## DIRECTIONS
Your task is to retype the lines from the opening of the material through the line that includes "from bokeh.resources import INLINE". Do not copy the pictures.

## DATA EXTRACT
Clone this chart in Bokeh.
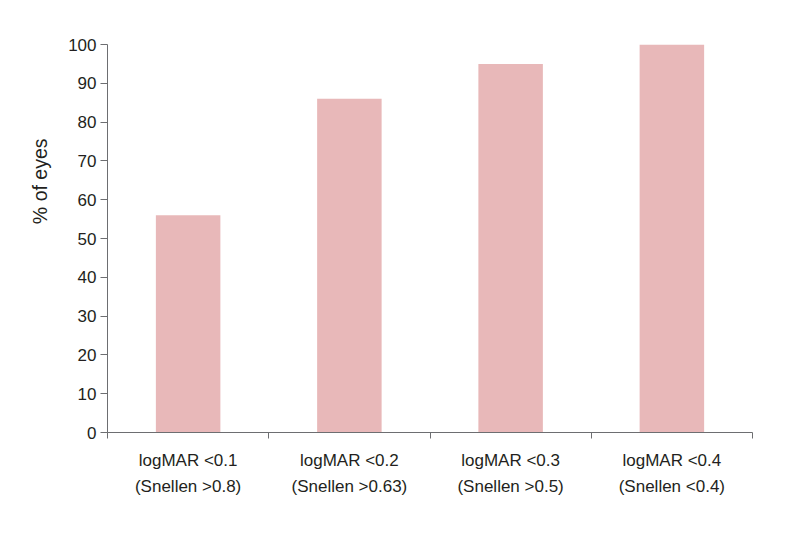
from bokeh.plotting import figure
from bokeh.models import Range1d, FixedTicker, LinearAxis, Title
from bokeh.embed import file_html
from bokeh.resources import INLINE

categories_line1 = ["logMAR <0.1", "logMAR <0.2", "logMAR <0.3", "logMAR <0.4"]
categories_line2 = ["(Snellen >0.8)", "(Snellen >0.63)", "(Snellen >0.5)", "(Snellen <0.4)"]
percent_eyes = [56, 86, 95, 100]
y_ticks = [0, 10, 20, 30, 40, 50, 60, 70, 80, 90, 100]

n = len(percent_eyes)
centers = [i + 0.5 for i in range(n)]
bounds = list(range(n + 1))

FONT = "Liberation Sans"
TEXT = "#231f20"
AXIS = "#6d6e71"

p = figure(frame_width=645, frame_height=388, output_backend="svg", toolbar_location=None,
           x_range=Range1d(0, n), y_range=Range1d(0, 100),
           min_border_left=107, min_border_top=44, min_border_right=35, min_border_bottom=90,
           x_axis_type=None)
p.xgrid.grid_line_color = None
p.ygrid.grid_line_color = None
p.outline_line_color = None
p.background_fill_color = "white"
p.border_fill_color = "white"

p.vbar(x=centers, top=percent_eyes, width=0.4, bottom=0, fill_color="#e8b8b9", line_color=None)

# y axis
ya = p.yaxis[0]
ya.ticker = FixedTicker(ticks=y_ticks)
ya.axis_line_color = AXIS
ya.major_tick_line_color = AXIS
ya.major_tick_out = 7
ya.major_tick_in = 0
ya.minor_tick_line_color = None
ya.major_label_text_font = FONT
ya.major_label_text_font_size = "17px"
ya.major_label_text_color = TEXT
ya.major_label_standoff = 4

# x axis line 1
xa1 = LinearAxis(ticker=FixedTicker(ticks=centers, minor_ticks=bounds))
xa1.major_label_overrides = {c: l for c, l in zip(centers, categories_line1)}
xa1.axis_line_color = AXIS
xa1.major_tick_line_color = None
xa1.major_tick_out = 0
xa1.major_tick_in = 0
xa1.minor_tick_line_color = AXIS
xa1.minor_tick_out = 6
xa1.minor_tick_in = 0
xa1.major_label_text_font = FONT
xa1.major_label_text_font_size = "17px"
xa1.major_label_text_color = TEXT
xa1.major_label_standoff = 12
p.add_layout(xa1, "below")

# x axis line 2
xa2 = LinearAxis(ticker=FixedTicker(ticks=centers))
xa2.major_label_overrides = {c: l for c, l in zip(centers, categories_line2)}
xa2.axis_line_color = None
xa2.major_tick_line_color = None
xa2.major_tick_out = 0
xa2.major_tick_in = 0
xa2.minor_tick_line_color = None
xa2.major_label_text_font = FONT
xa2.major_label_text_font_size = "17px"
xa2.major_label_text_color = TEXT
xa2.major_label_standoff = 4
p.add_layout(xa2, "below")

ytitle = Title(text="% of eyes", align="right", offset=94,
               text_font=FONT, text_font_size="19.5px", text_font_style="normal",
               text_color=TEXT, standoff=30)
p.add_layout(ytitle, "left")

open("out.html", "w").write(file_html(p, INLINE))
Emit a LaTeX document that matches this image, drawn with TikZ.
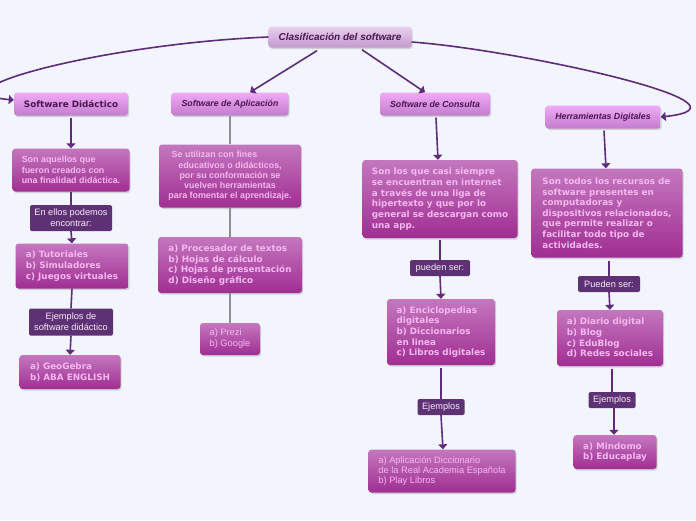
\documentclass[tikz,border=0pt]{standalone}
\usepackage{fontspec}
\newfontfamily\lsans{Liberation Sans}
\newfontfamily\dsans{DejaVu Sans}
\usetikzlibrary{arrows.meta,shadows}
\definecolor{bgc}{HTML}{F2F5FD}
\definecolor{lc}{HTML}{5E2C7A}
\definecolor{tA}{HTML}{F0AAF6}
\definecolor{tB}{HTML}{C47CCE}
\definecolor{tt}{HTML}{4A1650}
\definecolor{rA}{HTML}{E8D0EE}
\definecolor{rB}{HTML}{C49ACE}
\definecolor{dA}{HTML}{C477BE}
\definecolor{dB}{HTML}{A02E92}
\definecolor{dt}{HTML}{F5B8F0}
\definecolor{lbf}{HTML}{5E3175}
\definecolor{lbt}{HTML}{F4ECF8}
\definecolor{gl}{HTML}{8F8F8F}
\tikzset{
  shad/.style={drop shadow={opacity=0.3,shadow xshift=1.2pt,shadow yshift=-1.5pt}},
  ttl/.style={shad,rounded corners=3pt,top color=tA,bottom color=tB,text=tt,
    font=\lsans\bfseries\itshape\fontsize{8.8}{10}\selectfont,inner sep=0pt,minimum height=23pt},
  rootbox/.style={ttl,top color=rA,bottom color=rB,minimum height=21pt,
    font=\lsans\bfseries\itshape\fontsize{10}{11}\selectfont},
  desc/.style={shad,rounded corners=3pt,top color=dA,bottom color=dB,text=dt,inner sep=0pt},
  dfa/.style={font=\lsans\bfseries\fontsize{8.9}{10.5}\selectfont},
  dfb/.style={font=\dsans\bfseries\fontsize{8.8}{10.8}\selectfont},
  dfc/.style={font=\lsans\fontsize{9.3}{10}\selectfont},
  lbl/.style={fill=lbf,text=lbt,rounded corners=1.5pt,inner sep=0pt,align=center,
    font=\lsans\fontsize{9.2}{11}\selectfont},
  arr/.style={draw=lc,line width=1.6pt,-{Triangle[width=9pt,length=5pt]}},
  ln/.style={draw=lc,line width=1.6pt},
  gln/.style={draw=gl,line width=1.4pt},
}
\begin{document}
\begin{tikzpicture}[x=1pt,y=-1pt]
\fill[bgc] (0,0) rectangle (696,520);
\useasboundingbox (0,0) rectangle (696,520);
% titles
\node[rootbox,minimum width=143pt] (root) at (340,37) {Clasificación del software};
\node[ttl,minimum width=114pt,font=\dsans\bfseries\fontsize{8.8}{10}\selectfont] (did) at (71,104) {Software Didáctico};
\node[ttl,minimum width=117pt] (app) at (230,104) {Software de Aplicación};
\node[ttl,minimum width=110pt] (con) at (435,104) {Software de Consulta};
\node[ttl,minimum width=115pt] (her) at (603,117) {Herramientas Digitales};
% descriptions
\node[desc,dfa,align=left,minimum width=117pt,minimum height=43pt] (d1) at (71,170)
  {Son aquellos que\\fueron creados con\\una finalidad didáctica.};
\node[desc,align=center,minimum width=142pt,minimum height=63pt,font=\lsans\bfseries\fontsize{8.9}{10.2}\selectfont] (d2) at (230,176)
  {Se utilizan con fines\hspace*{31pt}\\educativos o didácticos,\\por su conformación se\\vuelven herramientas\\para fomentar el aprendizaje.};
\node[desc,dfb,align=left,minimum width=155pt,minimum height=78pt] (d3) at (440,199)
  {Son los que casi siempre\\se encuentran en internet\\a través de una liga de\\hipertexto y que por lo\\general se descargan como\\una app.};
\node[desc,dfb,align=left,minimum width=151pt,minimum height=89pt,font=\dsans\bfseries\fontsize{8.8}{10.6}\selectfont] (d4) at (607,213)
  {Son todos los recursos de\\software presentes en\\computadoras y\\dispositivos relacionados,\\que permite realizar o\\facilitar todo tipo de\\actividades.};
% labels
\node[lbl,minimum width=82pt,minimum height=26pt] (l1) at (71,218) {En ellos podemos\\encontrar:};
\node[lbl,minimum width=84pt,minimum height=27pt] (l2) at (71,322) {Ejemplos de\\software didáctico};
\node[lbl,minimum width=60pt,minimum height=16pt] (l3) at (440,268) {pueden ser:};
\node[lbl,minimum width=62pt,minimum height=16pt] (l4) at (609,284) {Pueden ser:};
\node[lbl,minimum width=47pt,minimum height=16pt] (l5) at (441,407) {Ejemplos};
\node[lbl,minimum width=47pt,minimum height=16pt] (l6) at (612,400) {Ejemplos};
% lists
\node[desc,dfb,align=left,minimum width=113pt,minimum height=45pt] (s1) at (72,266)
  {a) Tutoriales\\b) Simuladores\\c) Juegos virtuales};
\node[desc,dfb,align=left,minimum width=101pt,minimum height=34pt] (s2) at (70,372)
  {a) GeoGebra\\b) ABA ENGLISH};
\node[desc,dfb,align=left,minimum width=144pt,minimum height=56pt] (s3) at (230,265)
  {a) Procesador de textos\\b) Hojas de cálculo\\c) Hojas de presentación\\d) Diseño gráfico};
\node[desc,align=left,minimum width=60pt,minimum height=32pt,font=\lsans\fontsize{9.3}{11}\selectfont] (s4) at (230,339)
  {a) Prezi\\b) Google};
\node[desc,dfb,align=left,minimum width=108pt,minimum height=66pt,font=\dsans\bfseries\fontsize{8.8}{10.6}\selectfont] (s5) at (441,332)
  {a) Enciclopedias\\digitales\\b) Diccionarios\\en linea\\c) Libros digitales};
\node[desc,dfc,align=left,minimum width=147pt,minimum height=43pt] (s6) at (442,471)
  {a) Aplicación Diccionario\\de la Real Academia Española\\b) Play Libros};
\node[desc,dfb,align=left,minimum width=106pt,minimum height=56pt] (s7) at (610,338)
  {a) Diario digital\\b) Blog\\c) EduBlog\\d) Redes sociales};
\node[desc,dfb,align=left,minimum width=83pt,minimum height=34pt] (s8) at (615,452)
  {a) Mindomo\\b) Educaplay};
% connectors from root
\draw[arr] (root.west) .. controls (100,44) and (-75,92) .. ([yshift=4pt]did.west);
\draw[arr] ([xshift=-23pt,yshift=-3pt]root.south) -- ([xshift=20pt]app.north);
\draw[arr] ([xshift=22pt,yshift=-2pt]root.south) -- ([xshift=-10pt]con.north);
\draw[arr] ([yshift=-5pt]root.east) .. controls (520,50) and (770,105) .. (her.east);
% Didactico column
\draw[arr] ([yshift=-2pt]did.south) -- (d1.north);
\draw[ln] (d1.south) -- (l1.north);
\draw[arr] (l1.south) -- (s1.north);
\draw[ln] (s1.south) -- (l2.north);
\draw[arr] (l2.south) -- (s2.north);
% Aplicacion column
\draw[gln] (app.south) -- (d2.north);
\draw[gln] (d2.south) -- (s3.north);
\draw[gln] (s3.south) -- (s4.north);
% Consulta column
\draw[arr] ([xshift=1pt,yshift=-2pt]con.south) -- ([xshift=-2pt]d3.north);
\draw[ln] ([yshift=-2pt]d3.south) -- (l3.north);
\draw[arr] (l3.south) -- (s5.north);
\draw[ln] ([yshift=-3pt]s5.south) -- (l5.north);
\draw[arr] (l5.south) -- ([xshift=1pt]s6.north);
% Herramientas column
\draw[arr] ([xshift=1pt,yshift=-2pt]her.south) -- ([xshift=-1pt]d4.north);
\draw[ln] ([xshift=2pt,yshift=-3pt]d4.south) -- (l4.north);
\draw[arr] (l4.south) -- (s7.north);
\draw[ln] ([xshift=2pt,yshift=-3pt]s7.south) -- (l6.north);
\draw[arr] ([xshift=2pt]l6.south) -- ([xshift=-1pt]s8.north);
\end{tikzpicture}
\end{document}
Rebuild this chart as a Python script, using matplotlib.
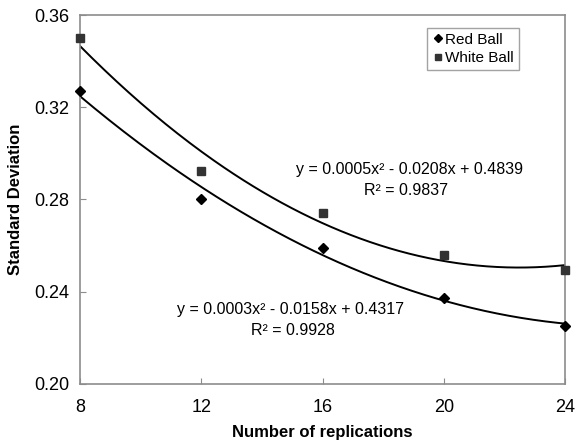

## ANSWER TO THIS PROBLEM
Clone this chart in Bokeh.
from bokeh.plotting import figure
from bokeh.models import Range1d, FixedTicker, LinearAxis, Title
from bokeh.embed import file_html
from bokeh.resources import INLINE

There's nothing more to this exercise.